Which sounds good, until you start to notice that most instances have functionally dead communities, and the majority of traffic comes happens on a small number of instances.
Lemmy doesnt have the population to have mass community movement, so mods abusing power in any of the larger instances means you shut up and put up with it or abandon the instance with 1/3 of the site content on it.
Power modding is going to be a much much larger issue here, while the community is still small. Maybe if there were enough users, federation might resist mod abuse. But as it is now (and will be for a while at least,) you basically are making a copycat instance or community and hoping people join you.
This is key right here, but users need to be using a diverse set of instances. Lemmy.world needs to stop being "the default". There shouldn't be "a default". Maybe for when you first sign up, but people need to be moving to self-hosted and/or niche interest instances. That's the best way to prioritize diversity in the ecosystem.
Frankly, anyone who's on a
lemmy.whatever
domain orkbin.whatever
should be finding smaller, more manageable instances to move to as they discover the fediverse.

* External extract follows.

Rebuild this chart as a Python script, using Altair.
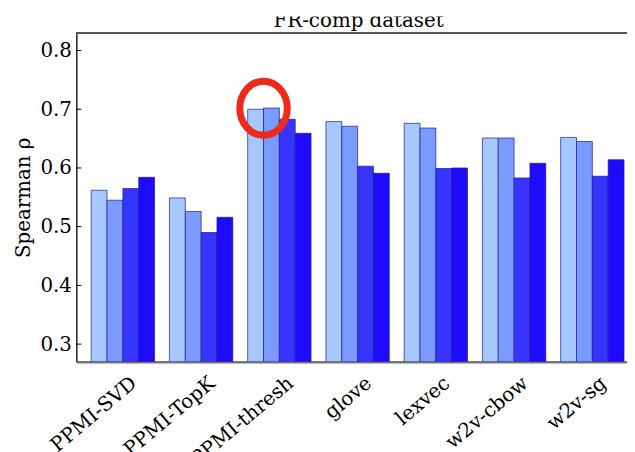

This will be aided when 0.19.0 comes out in a few weeks and enables the export/import for accounts.One thing I appreciate about how the incentives of the platform are set up is that, since there's no global account counter of up/downvotes, there's really no loss in migrating. As long as I can keep my communities, subscriptions, blocks, and saved posts, I'll have lost nothing.
Hmm. Interesting points.
It doesnt help that mod tools here are very anti-user. Not even in a hostile way, the tools just arent finished or even made yet, so its very hard for users to play by the rules or know when theyre punished.
Like how you need to scroll through the modlog to see if your post/comment was deleted, and if youre lucky they might include why. Or how unclear and obtuse it is to check the instance global rules which change when you visit other communities, who themselves have a different list of rules.
These probably all have solutions, but thats gonna take time to build. And moderation is probably gonna be kinda wild west-esque until they are running.
A lot of why I’m reserving judgment is because everything is so very young still. It’ll take a lot of time and effort to develop it into something more mature.
Thats the same reason Im here. Learn the way this works while its developing, so if it evolves into a well developed community Ill already know my way around.
I'm also open to the idea that there's really no good social media, even when federated. We may still have to deal with hateful and insecure mods, for instance.
Not in the long-run. This is absolutely a temporary issue due to the beta quality of lemmy.
I never really used Reddit so I don't know, but it wouldn't surprise me that power over users is one of the primarily motivators of admins and power mods.